The government reported on Tuesday that December housing starts fell 11.2 percent—their lowest level in two years. Despite this, many remain hopeful of a bounce back by spring. We believe that optimism should be kept in check, as high home prices remain a drag on the market.
The Commerce Department said new starts in the month slid to a seasonally adjusted annual rate of 1.08 million, well below the 1.25 million needed to support demand. This decline by U.S. homebuilders is in response to dismal sales absorption in the fourth quarter of 2018; sales in that period declined between 16 percent and 18 percent on a year-over-year basis, according to a survey from John Burns Real Estate Consulting. Many in the industry are pointing to the rise in 30-year mortgage rates to 4.94 percent as the primary culprit.

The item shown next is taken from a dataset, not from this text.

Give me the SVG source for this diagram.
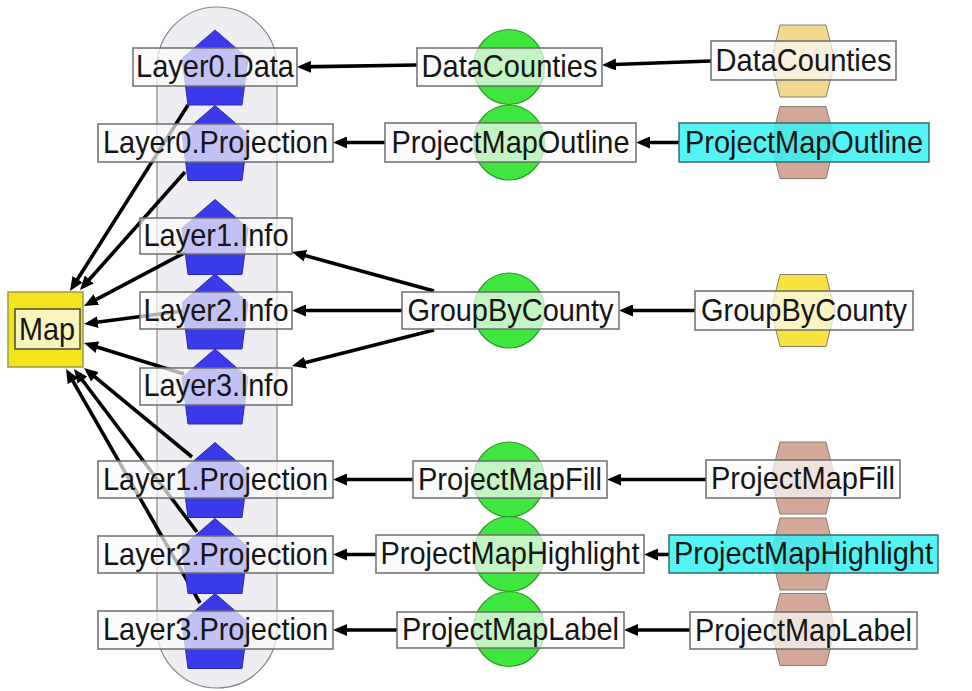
<svg xmlns="http://www.w3.org/2000/svg" width="972" height="691" viewBox="0 0 972 691">
<style>
.cl{fill:#eeeef2;stroke:#858585;stroke-width:1.2}
.pent{fill:#3a3aea;stroke:#2a2ab0;stroke-width:1}
.circ{fill:#3ee63e;stroke:#2a9a2a;stroke-width:1.2}
.hex{stroke:#8c7c6c;stroke-width:1}
.tan{fill:#f0d88e}
.rose{fill:#d4a898}
.yel{fill:#f8e23e}
.lbl{fill:#fbfbfb;fill-opacity:0.7;stroke:#6e6e6e;stroke-width:1.5}
.cyan{fill:#36f2f2;fill-opacity:0.85;stroke:#3a6a6a;stroke-width:1.5}
.t{font-family:"Liberation Sans",Arial,sans-serif;font-size:31.5px;text-anchor:middle;fill:#151515}
.e{stroke:#000;stroke-width:3.6;fill:none;marker-end:url(#ah)}
</style>
<defs>
<marker id="ah" markerWidth="15" markerHeight="12" refX="9" refY="6" orient="auto" markerUnits="userSpaceOnUse"><path d="M0,0 L14,6 L0,12 z" fill="#000"/></marker>
<polygon id="pent" points="0,-37.5 33,-9 27,37.5 -27,37.5 -33,-9"/>
<polygon id="hex" points="-23,-36 23,-36 32,0 23,36 -23,36 -32,0"/>
</defs>
<rect width="972" height="691" fill="#ffffff"/>
<g id="cluster"><rect class="cl" x="157" y="7" width="120" height="681" rx="60" ry="60"/></g>
<g id="connectors">
<line class="e" x1="711" y1="61" x2="607" y2="64.8"/>
<line class="e" x1="679" y1="142.5" x2="641" y2="142.5"/>
<line class="e" x1="695" y1="310.5" x2="624" y2="310.5"/>
<line class="e" x1="706" y1="479.5" x2="612" y2="479.5"/>
<line class="e" x1="669" y1="554.5" x2="649" y2="554.5"/>
<line class="e" x1="690" y1="630" x2="629" y2="630"/>
<line class="e" x1="417" y1="65" x2="302" y2="66.9"/>
<line class="e" x1="385" y1="142.5" x2="338" y2="142.5"/>
<line class="e" x1="434" y1="291" x2="296.8" y2="253.3"/>
<line class="e" x1="402" y1="310.5" x2="297" y2="310.5"/>
<line class="e" x1="434" y1="330" x2="296.8" y2="364.8"/>
<line class="e" x1="413" y1="479.5" x2="338" y2="479.5"/>
<line class="e" x1="376" y1="554.5" x2="338" y2="554.5"/>
<line class="e" x1="397" y1="630" x2="338" y2="630"/>
<line class="e" x1="188" y1="105" x2="72.7" y2="286.8"/>
<line class="e" x1="185" y1="172" x2="83.3" y2="286.3"/>
<line class="e" x1="186" y1="252" x2="88.4" y2="303.7"/>
<line class="e" x1="183" y1="311" x2="89" y2="323.3"/>
<line class="e" x1="184" y1="374" x2="88.8" y2="344.5"/>
<line class="e" x1="192" y1="457" x2="87.9" y2="371.2"/>
<line class="e" x1="197" y1="532" x2="77" y2="373"/>
<line class="e" x1="200" y1="603" x2="68.5" y2="373.4"/>
</g>
<g id="Map">
<rect x="8" y="292" width="75" height="75" fill="#f4e41e" stroke="#9a9a4a" stroke-width="1.5"/>
<rect class="lbl" x="15" y="309" width="65" height="40" style="stroke:#4a4a3a"/>
<text class="t" x="47" y="340" textLength="56" lengthAdjust="spacingAndGlyphs">Map</text>
</g>
<g id="Layer0.Data"><use href="#pent" class="pent" x="215" y="67.5"/><rect class="lbl" x="133" y="48" width="164" height="38"/><text class="t" x="215" y="77" textLength="158" lengthAdjust="spacingAndGlyphs">Layer0.Data</text></g>
<g id="Layer0.Projection"><use href="#pent" class="pent" x="215" y="143"/><rect class="lbl" x="98" y="124" width="235" height="38"/><text class="t" x="215.5" y="153" textLength="225" lengthAdjust="spacingAndGlyphs">Layer0.Projection</text></g>
<g id="Layer1.Info"><use href="#pent" class="pent" x="215" y="237"/><rect class="lbl" x="140" y="218" width="152" height="36"/><text class="t" x="216" y="246" textLength="145" lengthAdjust="spacingAndGlyphs">Layer1.Info</text></g>
<g id="Layer2.Info"><use href="#pent" class="pent" x="215" y="311.5"/><rect class="lbl" x="140" y="292" width="152" height="37"/><text class="t" x="216" y="320.5" textLength="145" lengthAdjust="spacingAndGlyphs">Layer2.Info</text></g>
<g id="Layer3.Info"><use href="#pent" class="pent" x="215" y="386.5"/><rect class="lbl" x="140" y="368" width="152" height="37"/><text class="t" x="216" y="396" textLength="145" lengthAdjust="spacingAndGlyphs">Layer3.Info</text></g>
<g id="Layer1.Projection"><use href="#pent" class="pent" x="215" y="480"/><rect class="lbl" x="98" y="461" width="235" height="37"/><text class="t" x="215.5" y="490" textLength="225" lengthAdjust="spacingAndGlyphs">Layer1.Projection</text></g>
<g id="Layer2.Projection"><use href="#pent" class="pent" x="215" y="556"/><rect class="lbl" x="98" y="536" width="235" height="37"/><text class="t" x="215.5" y="565" textLength="225" lengthAdjust="spacingAndGlyphs">Layer2.Projection</text></g>
<g id="Layer3.Projection"><use href="#pent" class="pent" x="215" y="631"/><rect class="lbl" x="98" y="611" width="235" height="38"/><text class="t" x="215.5" y="640" textLength="225" lengthAdjust="spacingAndGlyphs">Layer3.Projection</text></g>
<g id="DataCounties.op"><ellipse class="circ" cx="509" cy="67" rx="35.5" ry="37.5"/><rect class="lbl" x="417" y="48" width="185" height="38"/><text class="t" x="509.5" y="77" textLength="176" lengthAdjust="spacingAndGlyphs">DataCounties</text></g>
<g id="ProjectMapOutline.op"><ellipse class="circ" cx="509" cy="142.5" rx="35.5" ry="37.5"/><rect class="lbl" x="385" y="123" width="251" height="39"/><text class="t" x="510.5" y="152.5" textLength="238" lengthAdjust="spacingAndGlyphs">ProjectMapOutline</text></g>
<g id="GroupByCounty.op"><ellipse class="circ" cx="509" cy="310.5" rx="35.5" ry="37.5"/><rect class="lbl" x="402" y="292" width="217" height="37"/><text class="t" x="510.5" y="320.5" textLength="206" lengthAdjust="spacingAndGlyphs">GroupByCounty</text></g>
<g id="ProjectMapFill.op"><ellipse class="circ" cx="509" cy="479.5" rx="35.5" ry="37.5"/><rect class="lbl" x="413" y="461" width="194" height="37"/><text class="t" x="510" y="490" textLength="184" lengthAdjust="spacingAndGlyphs">ProjectMapFill</text></g>
<g id="ProjectMapHighlight.op"><ellipse class="circ" cx="509" cy="554" rx="35.5" ry="37.5"/><rect class="lbl" x="376" y="535" width="268" height="38"/><text class="t" x="510" y="564" textLength="259" lengthAdjust="spacingAndGlyphs">ProjectMapHighlight</text></g>
<g id="ProjectMapLabel.op"><ellipse class="circ" cx="509" cy="629" rx="35.5" ry="37.5"/><rect class="lbl" x="397" y="612" width="227" height="36"/><text class="t" x="510.5" y="640" textLength="217" lengthAdjust="spacingAndGlyphs">ProjectMapLabel</text></g>
<g id="DataCounties.src"><use href="#hex" class="hex tan" x="803" y="61"/><rect class="lbl" x="711" y="41" width="185" height="39"/><text class="t" x="803.5" y="70.5" textLength="176" lengthAdjust="spacingAndGlyphs">DataCounties</text></g>
<g id="ProjectMapOutline.src"><use href="#hex" class="hex rose" x="803" y="142.5"/><rect class="cyan" x="679" y="123" width="250" height="39"/><text class="t" x="804" y="152.5" textLength="238" lengthAdjust="spacingAndGlyphs">ProjectMapOutline</text></g>
<g id="GroupByCounty.src"><use href="#hex" class="hex yel" x="803" y="310.5"/><rect class="lbl" x="695" y="291" width="218" height="39"/><text class="t" x="804" y="320.5" textLength="206" lengthAdjust="spacingAndGlyphs">GroupByCounty</text></g>
<g id="ProjectMapFill.src"><use href="#hex" class="hex rose" x="803" y="478"/><rect class="lbl" x="706" y="460" width="194" height="38"/><text class="t" x="803" y="489" textLength="184" lengthAdjust="spacingAndGlyphs">ProjectMapFill</text></g>
<g id="ProjectMapHighlight.src"><use href="#hex" class="hex rose" x="803" y="554"/><rect class="cyan" x="669" y="535" width="269" height="38"/><text class="t" x="803.5" y="564" textLength="259" lengthAdjust="spacingAndGlyphs">ProjectMapHighlight</text></g>
<g id="ProjectMapLabel.src"><use href="#hex" class="hex rose" x="803" y="629.5"/><rect class="lbl" x="690" y="612" width="227" height="37"/><text class="t" x="803.5" y="640.5" textLength="217" lengthAdjust="spacingAndGlyphs">ProjectMapLabel</text></g>
</svg>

The recent softening of rates to 4.35 percent and continued dovish signals from the Federal Reserve have many hoping for a springtime revival of the market. The sentiment is supported by the U.S. homebuilder monthly sales absorptions, which improved to only a 9 percent year-over-year decline, according to the same survey, stemming some of the bleeding.
Market optimism must be tempered. Affordability remains a challenge throughout much of the United States and is driven by more than just rates. Land costs continue to be prohibitive in many areas, as does the cost of regulation, which results in one of every four dollars in residential investment going to regulation. Finally, labor costs have been rising rapidly, the result of record-low unemployment. Labor will continue to be a headwind for the housing market throughout 2019. Without addressing these primary drivers, the high price of homes will continue to make it impractical for many new home buyers to enter the market. Meanwhile, single and multi-family rentals will continue to reap the benefits.